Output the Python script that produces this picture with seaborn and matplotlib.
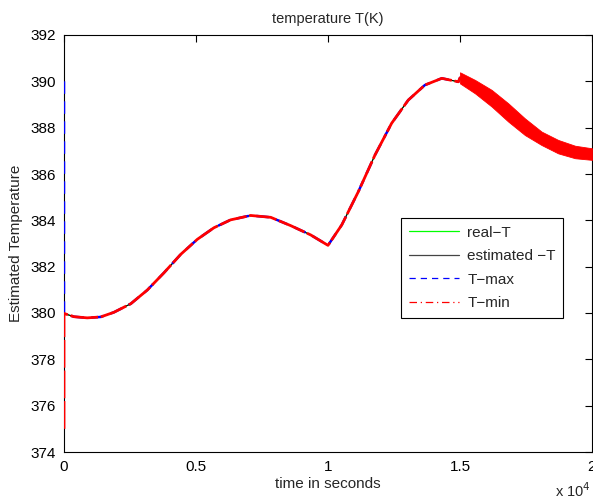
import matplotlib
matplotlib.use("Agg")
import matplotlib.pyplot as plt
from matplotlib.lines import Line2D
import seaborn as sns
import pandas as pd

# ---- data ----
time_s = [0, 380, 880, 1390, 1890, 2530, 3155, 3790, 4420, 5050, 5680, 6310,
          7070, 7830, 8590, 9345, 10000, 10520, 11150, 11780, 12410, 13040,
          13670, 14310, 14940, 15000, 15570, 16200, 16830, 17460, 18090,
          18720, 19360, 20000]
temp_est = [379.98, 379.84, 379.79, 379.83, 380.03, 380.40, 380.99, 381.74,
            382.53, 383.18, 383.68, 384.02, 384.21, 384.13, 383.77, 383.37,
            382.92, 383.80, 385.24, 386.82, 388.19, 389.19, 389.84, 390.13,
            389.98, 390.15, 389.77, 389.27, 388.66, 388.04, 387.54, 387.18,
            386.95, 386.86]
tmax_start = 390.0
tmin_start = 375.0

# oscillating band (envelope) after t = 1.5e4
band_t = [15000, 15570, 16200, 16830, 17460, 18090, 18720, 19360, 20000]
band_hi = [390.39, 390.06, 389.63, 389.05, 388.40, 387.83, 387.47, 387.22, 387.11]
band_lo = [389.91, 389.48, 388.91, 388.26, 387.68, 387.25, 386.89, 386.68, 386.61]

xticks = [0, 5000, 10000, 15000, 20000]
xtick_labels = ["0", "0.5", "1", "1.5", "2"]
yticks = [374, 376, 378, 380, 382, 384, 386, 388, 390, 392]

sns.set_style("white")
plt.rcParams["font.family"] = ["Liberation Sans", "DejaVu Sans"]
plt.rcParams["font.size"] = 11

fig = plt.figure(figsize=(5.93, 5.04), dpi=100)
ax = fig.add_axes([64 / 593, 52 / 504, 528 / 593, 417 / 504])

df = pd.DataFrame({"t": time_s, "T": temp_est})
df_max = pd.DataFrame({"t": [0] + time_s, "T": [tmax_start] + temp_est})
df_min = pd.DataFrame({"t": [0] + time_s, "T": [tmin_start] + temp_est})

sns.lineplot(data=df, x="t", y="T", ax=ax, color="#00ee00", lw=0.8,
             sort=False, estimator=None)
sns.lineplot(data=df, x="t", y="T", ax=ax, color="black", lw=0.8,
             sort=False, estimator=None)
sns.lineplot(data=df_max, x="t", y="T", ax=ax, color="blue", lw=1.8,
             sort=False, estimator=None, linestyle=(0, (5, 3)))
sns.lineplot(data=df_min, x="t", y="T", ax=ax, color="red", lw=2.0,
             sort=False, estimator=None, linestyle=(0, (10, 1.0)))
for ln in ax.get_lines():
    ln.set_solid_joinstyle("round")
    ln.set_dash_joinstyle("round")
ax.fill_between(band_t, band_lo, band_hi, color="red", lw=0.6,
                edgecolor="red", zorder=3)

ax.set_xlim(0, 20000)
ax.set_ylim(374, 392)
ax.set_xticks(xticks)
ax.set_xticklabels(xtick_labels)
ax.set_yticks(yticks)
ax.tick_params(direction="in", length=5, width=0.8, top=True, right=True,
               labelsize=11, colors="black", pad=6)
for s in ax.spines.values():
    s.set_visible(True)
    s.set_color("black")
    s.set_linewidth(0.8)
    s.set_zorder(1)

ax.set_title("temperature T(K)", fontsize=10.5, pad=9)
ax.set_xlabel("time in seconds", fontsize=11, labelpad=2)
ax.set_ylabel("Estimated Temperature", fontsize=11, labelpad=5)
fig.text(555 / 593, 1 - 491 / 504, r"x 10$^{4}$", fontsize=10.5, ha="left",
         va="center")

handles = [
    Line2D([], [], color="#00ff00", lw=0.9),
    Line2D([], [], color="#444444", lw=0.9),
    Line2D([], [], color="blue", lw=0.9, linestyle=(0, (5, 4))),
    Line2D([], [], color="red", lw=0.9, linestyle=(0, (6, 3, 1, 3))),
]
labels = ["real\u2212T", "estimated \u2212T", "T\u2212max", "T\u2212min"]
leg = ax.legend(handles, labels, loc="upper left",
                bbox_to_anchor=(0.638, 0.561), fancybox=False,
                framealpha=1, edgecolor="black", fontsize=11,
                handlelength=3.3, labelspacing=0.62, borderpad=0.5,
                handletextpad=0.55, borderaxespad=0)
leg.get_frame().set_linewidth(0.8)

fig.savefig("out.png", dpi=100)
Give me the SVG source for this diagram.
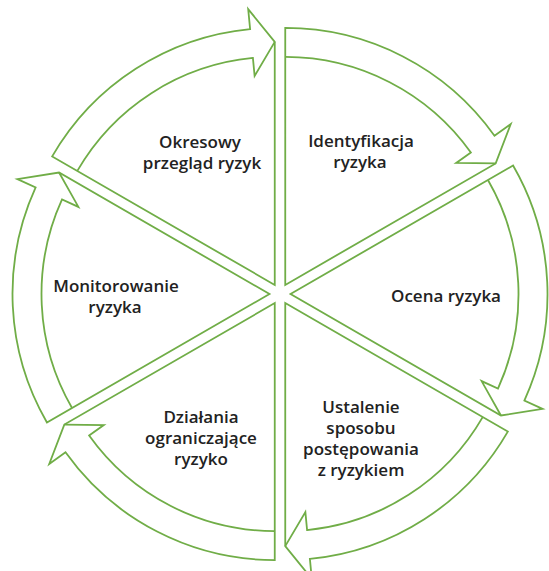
○ ○ ○ ○
Repeat the listing above up to and including the line with "import pandas as pd", starting from its first line. Drop any pictures.

* [ANSWER IN FULL]:
Output the Python script that produces this picture with seaborn and matplotlib.
import matplotlib
matplotlib.use("Agg")
import matplotlib.pyplot as plt
from matplotlib.lines import Line2D
import seaborn as sns
import pandas as pd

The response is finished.